The "dusty" dog days of summer are finally over for Central Oregon mountain bikers.
The fall season means less dust, less smoke and less conflict for the fat-tire crowd.
Recent rains have made local trails smoother and tackier, and the cooler weather is perfect for long rides on higher-elevation trails, which will remain accessible until heavy snowfall comes.
"It's the best time of year to ride," says Paul Thomasberg, co-founder of Bend's Big Fat Tour, a package of three long rides in and around Central Oregon in mid-October. "It's the best, most diverse riding of the whole year. Plus fall colors ... the list goes on and on."
There are also fewer hikers and bikers out on the trails - and fewer tourists.
"There's basically more solitude and fewer encounters," says Woody Starr, a board member of the Big Fat Tour. "Fall is when the locals get their woods back."
Some noteworthy loops that are best ridden in the fall include the 20-mile North Fork-Flagline loop, which starts and finishes at Tumalo Falls, and the 20-mile Newberry Crater Loop, starting and finishing at Paulina Peak.
The more hard-core cross-country mountain bikers can tackle the Big Fat Tour's "epic" ride, a grueling 100-mile test from Paulina Peak east of La Pine all the way to Sisters. The epic is scheduled for Friday, Oct. 13.
The more hard-core cross-country mountain bikers can take part in the Big Fat Tour. The Tour's "epic" ride is a grueling 100-mile test from Paulina Peak east of La Pine all the way to Sisters. The epic is scheduled for Friday, Oct. 13.
The Tour's recreational ride, set for Oct. 14, is 50 miles from Dutchman Flat Sno-park, near Mount Bachelor, to Bend. And the finale, Oct. 15, is a 23-mile route near Cache Mountain.
This marks the 12th year of the Big Fat Tour, in which riders vie for the "No Whiners" patch, awarded to those mountain bikers who complete all three rides. Last year, 25 riders earned the patch.
Organizers encourage anybody to register for the 100-mile ride, even though not all who sign up will necessarily finish. (The epic ride is limited to the first 75 who register.)
Thomasberg recommends that riders try to complete a couple of six-hour rides in the days ahead and then get plenty of rest during the week preceding the event.
"That'll give you a fighting chance," says Thomasberg, who compares a mountain biker finishing the 100-mile ride to a runner completing a marathon. "It's not a race, but the top five people want to win."
The epic ride includes a 4,000-foot elevation gain from Benham Falls near Sunriver to Three Creeks Sno-park near Sisters.
"Some people hit the wall and they're done," Thomasberg says. "One of the biggest mistakes is to stop. Slow down, but don't stop. The race is against the sunset.
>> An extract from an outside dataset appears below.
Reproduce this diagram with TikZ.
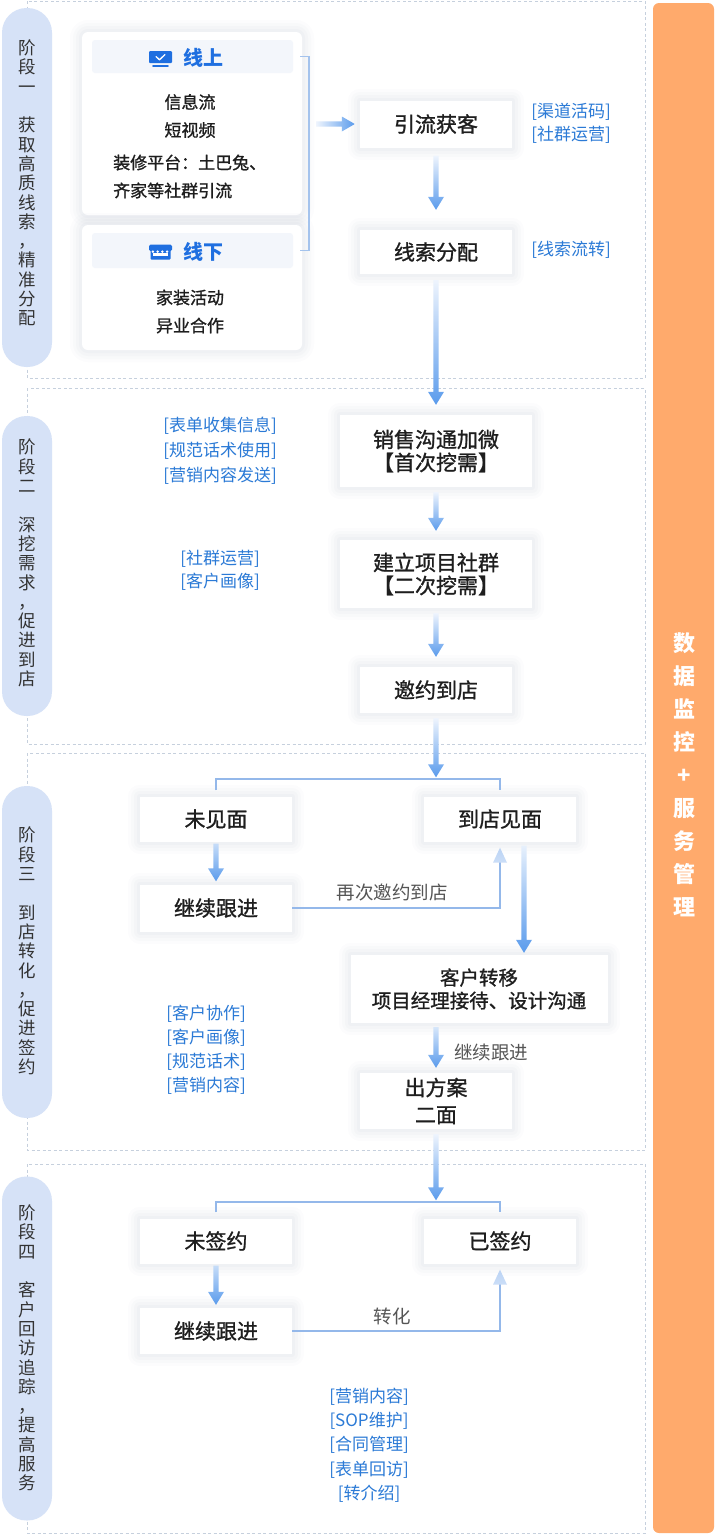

Sunrise to sunset, that's how much time you've got."
Thomasberg, a former professional mountain biker, says he usually finishes the 100-mile route in eight or nine hours.
Starr says that two years ago he completed the ride in 12 hours.
All three rides of the Big Fat Tour will include several biker guides and multiple aid stations with food and drink.
And the event will take place rain or shine - or snow. Last year, at the start of the recreational ride at Dutchman Flat, about six inches of snow awaited Big Fat Tour participants.
"Everybody had a blast," Thomasberg recalls. "It was phenomenal."
"We had really good communication last year," Starr says. "We told everyone to bring extra clothing, gloves and pants. There's no such thing as bad weather, only bad clothing."
The organizers say they may have to alter the routes if there is heavy snowfall, perhaps starting and finishing at a lower altitude. But the event will go on no matter what.
"We roll with it," Thomasberg says.
This year's Big Fat Tour is a benefit for the Central Oregon Trail Alliance, a group of local volunteers committed to trail advocacy and maintenance.